The issue of house demolitions is back in the spotlight now after
two separate incidents in July in which Palestinians, both of whom were
residents of Jerusalem, rampaged through the city in bulldozers, killing three
Israelis and injuring many more. Although the two Palestinians were shot dead at
the scene, Israeli officials, including Ehud Barak, the defence minister, are
calling for their homes to be destroyed, making their families homeless, to
deter others from following in their path.
Such punitive destruction of homes was stopped in 2005, under the
threat of legal challenge, but not before some 270 homes were razed on security
grounds in the first years of the intifada.
According to Mr Halper, however, the use of demolitions against
Palestinians accused of illegal building is a far more significant problem. “We
estimate that there have been at least 18,000 homes destroyed during the four
decades of occupation.”
In fact, Mr Halper said, he believes the true number of
demolitions is likely to be double the official figure. Many razings are
unrecorded, carried out by Palestinians themselves fearing a heavy fine if the
Israeli army enforces the demolition order.
“Most demolitions are of multi-storey buildings that are home to
several families, meaning that well in excess of 100,000 Palestinians may have
been made homeless by Israeli administrative policies,” he said.
Since its founding a decade ago, the Israeli Committee Against
House Demolitions has rebuilt 150 Palestinian homes as part of its campaign to
bring the issue of demolitions to the attention of Israeli Jews and the
international community. It has been an uphill struggle, Mr Halper said. The
European Union, which recently upgraded its relations with Israel, announced
this month that it was withdrawing ICAHD’s funding.
But this year’s work camp may make the continuing demolition of
homes in Anata a little harder, Mr Halper said. “It’s one thing to destroy a
home supposedly built illegally by a Palestinian, but another to destroy one
built with money provided by the Spanish government.”
Mr Halper also believes that, by exposing such groups as the
summer camp volunteers to the Palestinians’ plight, public perceptions may begin
to change.
Alonso Santos, a 21-year-old architecture student from Madrid,
said he learnt much from seeing at close hand Palestinian life under occupation.
“It was an eye-opener to realise that the principles of urban
planning we are taught at the university are being used by the Israelis, but for
exactly the opposite purpose from the one usually intended. The planning rules
here are designed not to improve the Palestinians’ lives but to make them more
miserable.”
The volunteers were hosted at a peace centre in Anata erected on
the site of Salim Shawamreh’s home, which was demolished four times by Israeli
authorities. Known as Arabiya House, after Mr Shawamreh’s wife, the building is
decorated on one side with a mural depicting the death of Rachel Corrie, a US
peace activist, by an Israeli bulldozer that had been demolishing homes in Gaza.
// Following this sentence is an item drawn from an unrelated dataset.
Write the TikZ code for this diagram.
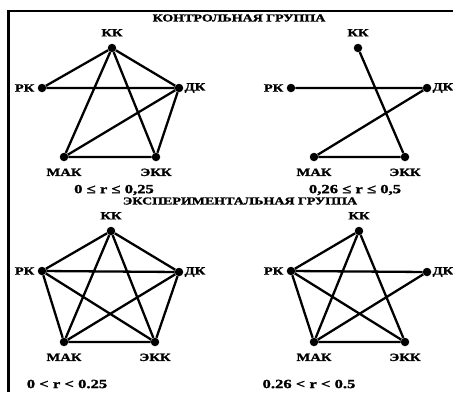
\documentclass[tikz,border=0pt]{standalone}
\usepackage{fontspec}
\setmainfont[FakeStretch=1.33,FakeBold=1.5]{Liberation Serif}
\tikzset{
  vert/.style={circle,fill,inner sep=0pt,minimum size=8.5pt},
  lbl/.style={font=\bfseries\fontsize{11}{12}\selectfont,inner sep=1pt},
  rng/.style={font=\bfseries\fontsize{12.5}{13}\selectfont,inner sep=0pt},
  ttl/.style={font=\bfseries\fontsize{10.5}{11}\selectfont,inner sep=0pt},
  up/.style={label={[lbl,label distance=6pt]above:#1}},
  lft/.style={label={[lbl,label distance=2pt]left:#1}},
  rgt/.style={label={[lbl,label distance=0pt]right:#1}},
  dn/.style={label={[lbl,label distance=6pt]below:#1}},
  edge/.style={line width=2.3pt}
}
\begin{document}
\begin{tikzpicture}[x=1pt,y=-1pt]
\useasboundingbox (0,0) rectangle (453,392);
\draw[line width=2.4pt] (8.5,392)--(8.5,10.7)--(453,10.7);
\node[ttl] (t1) at (239,18) {КОНТРОЛЬНАЯ ГРУППА};
\node[ttl] (t2) at (240,201) {ЭКСПЕРИМЕНТАЛЬНАЯ ГРУППА};
% control group, 0 <= r <= 0,25
\node[vert,up=КК] (kk1) at (112,48) {};
\node[vert,lft=РК] (rk1) at (42,88) {};
\node[vert,rgt=ДК] (dk1) at (179,88) {};
\node[vert,dn=МАК] (mk1) at (64,157) {};
\node[vert,dn=ЭКК] (ek1) at (156,157) {};
\draw[edge] (kk1)--(rk1) (kk1)--(dk1) (kk1)--(mk1) (kk1)--(ek1)
  (rk1)--(dk1) (dk1)--(mk1) (dk1)--(ek1) (mk1)--(ek1);
\node[rng] (r1) at (114,190) {0 ≤ r ≤ 0,25};
% control group, 0,26 <= r <= 0,5
\node[vert,up=КК] (kk2) at (358,48) {};
\node[vert,lft=РК] (rk2) at (291,88) {};
\node[vert,rgt=ДК] (dk2) at (427,88) {};
\node[vert,dn=МАК] (mk2) at (314,157) {};
\node[vert,dn=ЭКК] (ek2) at (405,157) {};
\draw[edge] (kk2)--(ek2) (rk2)--(dk2) (dk2)--(mk2) (mk2)--(ek2);
\node[rng] (r2) at (355,190) {0,26 ≤ r ≤ 0,5};
% experimental group, 0 < r < 0.25
\node[vert,up=КК] (kk3) at (111,231) {};
\node[vert,lft=РК] (rk3) at (42,271) {};
\node[vert,rgt=ДК] (dk3) at (179,272) {};
\node[vert,dn=МАК] (mk3) at (64,342) {};
\node[vert,dn=ЭКК] (ek3) at (155,342) {};
\draw[edge] (kk3)--(rk3) (kk3)--(dk3) (kk3)--(mk3) (kk3)--(ek3)
  (rk3)--(dk3) (rk3)--(mk3) (rk3)--(ek3)
  (dk3)--(mk3) (dk3)--(ek3) (mk3)--(ek3);
\node[rng] (r3) at (67,384) {0 < r < 0.25};
% experimental group, 0.26 < r < 0.5
\node[vert,up=КК] (kk4) at (359,231) {};
\node[vert,lft=РК] (rk4) at (291,271) {};
\node[vert,rgt=ДК] (dk4) at (427,272) {};
\node[vert,dn=МАК] (mk4) at (314,342) {};
\node[vert,dn=ЭКК] (ek4) at (405,342) {};
\draw[edge] (kk4)--(rk4) (kk4)--(mk4) (kk4)--(ek4)
  (rk4)--(dk4) (rk4)--(mk4) (rk4)--(ek4) (dk4)--(mk4) (mk4)--(ek4);
\node[rng] (r4) at (309,384) {0.26 < r < 0.5};
\end{tikzpicture}
\end{document}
“Imagine your children leaving in the morning for school and
returning later in the day to find their home, their whole world, has
disappeared while they were gone,” Mr Shawamreh said. “It’s happened to my
children four times. It’s cruelty beyond words.”
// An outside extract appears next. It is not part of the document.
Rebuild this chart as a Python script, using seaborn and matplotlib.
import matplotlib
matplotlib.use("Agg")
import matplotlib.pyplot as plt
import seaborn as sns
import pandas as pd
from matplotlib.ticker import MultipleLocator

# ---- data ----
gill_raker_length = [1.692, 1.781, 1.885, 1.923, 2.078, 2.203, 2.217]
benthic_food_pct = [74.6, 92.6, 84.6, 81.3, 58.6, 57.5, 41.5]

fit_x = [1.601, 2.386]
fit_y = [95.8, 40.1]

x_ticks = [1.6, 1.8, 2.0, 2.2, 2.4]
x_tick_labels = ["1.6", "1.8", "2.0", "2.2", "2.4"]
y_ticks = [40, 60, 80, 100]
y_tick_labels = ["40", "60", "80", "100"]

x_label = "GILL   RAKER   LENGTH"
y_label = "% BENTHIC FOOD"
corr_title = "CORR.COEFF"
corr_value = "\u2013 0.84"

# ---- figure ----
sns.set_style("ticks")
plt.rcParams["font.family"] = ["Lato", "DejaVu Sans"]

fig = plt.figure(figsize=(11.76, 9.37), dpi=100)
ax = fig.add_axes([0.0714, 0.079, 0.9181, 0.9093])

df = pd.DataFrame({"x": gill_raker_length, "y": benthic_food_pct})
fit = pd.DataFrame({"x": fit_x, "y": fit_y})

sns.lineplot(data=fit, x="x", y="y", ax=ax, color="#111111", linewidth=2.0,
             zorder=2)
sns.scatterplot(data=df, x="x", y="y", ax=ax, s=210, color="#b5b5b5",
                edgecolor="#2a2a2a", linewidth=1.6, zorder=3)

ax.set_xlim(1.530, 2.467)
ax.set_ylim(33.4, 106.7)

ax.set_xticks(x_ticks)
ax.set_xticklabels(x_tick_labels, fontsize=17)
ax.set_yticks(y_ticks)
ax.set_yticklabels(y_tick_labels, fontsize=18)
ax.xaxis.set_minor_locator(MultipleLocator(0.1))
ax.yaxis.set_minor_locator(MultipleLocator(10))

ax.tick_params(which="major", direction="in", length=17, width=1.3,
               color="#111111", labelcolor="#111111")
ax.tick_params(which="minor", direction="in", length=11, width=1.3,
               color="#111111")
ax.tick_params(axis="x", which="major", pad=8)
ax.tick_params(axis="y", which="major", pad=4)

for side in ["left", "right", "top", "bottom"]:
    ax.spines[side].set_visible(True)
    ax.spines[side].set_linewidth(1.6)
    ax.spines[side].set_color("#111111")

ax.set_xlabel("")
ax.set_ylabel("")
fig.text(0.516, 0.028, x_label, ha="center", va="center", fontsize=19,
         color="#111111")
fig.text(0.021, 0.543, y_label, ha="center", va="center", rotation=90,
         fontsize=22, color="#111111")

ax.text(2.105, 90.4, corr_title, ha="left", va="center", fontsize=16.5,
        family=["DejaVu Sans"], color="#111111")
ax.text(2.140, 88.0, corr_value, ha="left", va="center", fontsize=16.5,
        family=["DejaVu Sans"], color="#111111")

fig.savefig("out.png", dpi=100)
Mr Shawamreh, whose family were refugees from the northern Negev
in 1948, said he and ICAHD established the peace centre to highlight the plight
of the Palestinians in Anata. Today the house is overlooked by an Israeli police
station across the valley, part of the advance growth of a large Jewish
settlement, Maale Adumum, that Palestinians and Israeli human rights groups
believe is cutting the West Bank in two.
The peace centre is also close both to the snaking route of
Israel’s separation wall and to a new bypass road – part of what critics call an
apartheid road system – being built to ensure that Jewish settlers can drive
separately from Palestinians across the West Bank.
Arabiya House is under a temporary reprieve
from demolition while Israeli courts determine its status.
Mr Halper said the judges have been reluctant to confirm the
destruction order because his group has threatened to take the case to the
International Court of Justice if the ruling goes against it.